Falou da coleção de arte. Os quadros estavam pela casa?

Estavam naquela belíssima casa da Rua do Sacramento, quase colada à residência do embaixador americano. Tinha, por exemplo, uma coleção de Boucher [pintor francês do século XVIII] muito bonita, tinha os Guardi, e aqueles tocheiros negros também muito bonitos. Um dia estava a perguntar-lhe a origem e ele disse: ‘Foram encomendados em Veneza para o Luís XIV’. Penso que tinha pessoas em Londres e Paris que lhe chamavam a atenção para certas coisas.

E orgulhava-se da coleção?

Sim, sim, mas era também um investimento. Um dia fui visitá-lo – ele tinha feito um escritório numa espécie de topo da casa –, e vejo atrás dele um quadro da Guerra da Crimeia que eu conhecia dos livros. Não era um grande quadro, mas era muito popular em Inglaterra. E disse-lhe: ‘Aquele quadro é o original?’. ‘Ó Jaime, aqui em casa é tudo autêntico. Você queria o quê, que fosse da loja dos 300?’.
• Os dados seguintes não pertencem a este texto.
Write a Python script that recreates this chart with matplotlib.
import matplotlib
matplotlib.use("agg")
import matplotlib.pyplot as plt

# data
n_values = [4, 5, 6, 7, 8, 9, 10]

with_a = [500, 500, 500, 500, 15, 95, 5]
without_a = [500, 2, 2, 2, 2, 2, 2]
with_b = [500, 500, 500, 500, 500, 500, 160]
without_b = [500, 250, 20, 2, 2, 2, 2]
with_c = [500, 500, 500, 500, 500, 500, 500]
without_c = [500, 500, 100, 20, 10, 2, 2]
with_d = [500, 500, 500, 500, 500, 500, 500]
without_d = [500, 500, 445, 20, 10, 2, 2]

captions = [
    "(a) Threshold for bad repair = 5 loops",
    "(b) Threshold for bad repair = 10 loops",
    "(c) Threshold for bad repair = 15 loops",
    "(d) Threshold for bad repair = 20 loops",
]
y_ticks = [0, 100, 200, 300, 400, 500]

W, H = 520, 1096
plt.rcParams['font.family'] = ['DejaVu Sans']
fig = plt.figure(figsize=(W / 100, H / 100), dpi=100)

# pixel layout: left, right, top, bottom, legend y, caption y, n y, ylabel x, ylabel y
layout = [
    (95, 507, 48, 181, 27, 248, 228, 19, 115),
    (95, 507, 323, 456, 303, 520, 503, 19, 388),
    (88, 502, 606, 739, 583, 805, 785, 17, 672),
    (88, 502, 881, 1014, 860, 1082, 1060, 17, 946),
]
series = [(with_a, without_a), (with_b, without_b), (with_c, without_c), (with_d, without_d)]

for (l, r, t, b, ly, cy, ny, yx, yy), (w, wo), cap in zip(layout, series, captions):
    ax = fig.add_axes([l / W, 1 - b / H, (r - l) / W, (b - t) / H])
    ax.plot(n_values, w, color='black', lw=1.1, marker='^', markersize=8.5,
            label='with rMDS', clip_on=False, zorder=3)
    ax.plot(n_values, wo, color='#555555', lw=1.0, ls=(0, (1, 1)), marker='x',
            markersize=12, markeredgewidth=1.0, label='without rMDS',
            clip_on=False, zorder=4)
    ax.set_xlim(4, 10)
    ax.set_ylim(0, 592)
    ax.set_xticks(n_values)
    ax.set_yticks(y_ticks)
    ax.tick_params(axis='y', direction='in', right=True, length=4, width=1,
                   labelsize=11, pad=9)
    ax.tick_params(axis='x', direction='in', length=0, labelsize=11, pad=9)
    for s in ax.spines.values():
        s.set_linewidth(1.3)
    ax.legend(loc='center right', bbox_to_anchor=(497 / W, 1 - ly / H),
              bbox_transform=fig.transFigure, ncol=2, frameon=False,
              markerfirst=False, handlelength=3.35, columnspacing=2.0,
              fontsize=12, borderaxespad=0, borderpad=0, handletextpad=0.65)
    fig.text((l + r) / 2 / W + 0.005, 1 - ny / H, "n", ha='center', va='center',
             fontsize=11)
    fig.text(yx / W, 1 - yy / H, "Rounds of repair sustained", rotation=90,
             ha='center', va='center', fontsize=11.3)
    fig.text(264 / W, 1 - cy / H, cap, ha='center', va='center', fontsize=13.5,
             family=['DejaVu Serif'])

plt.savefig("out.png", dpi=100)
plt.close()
No final, descreve-o doente, amargurado pela morte de dois filhos. Ainda mantinha a postura de uma pessoa com poder?

Sim, mantém essa postura praticamente até ao fim da vida. Claro que a partir de certa altura está a ver pior… Mas é uma pessoa lúcida, com autoridade e sempre muito interessada e interessante. Tive oportunidade de falar com pessoas que estiveram com ele em algumas negociações. Muitas vezes estavam convencidos de que eram os únicos. Nisso o António Champalimaud era um bocadinho parecido com o Salazar: falava com este, falava com aquele, não fazia grandes reuniões. Preferia uma certa bilateralidade. E às vezes encarregava mais de uma pessoa do mesmo assunto…

Recorda-se da última vez que o viu?

Fui vê-lo várias vezes, mas ainda com ele em pé, não o vi nos últimos meses. Estava ainda mais magro do que era antes, mas aguentou-se sempre bem, sempre com muita dignidade. Não se rendia.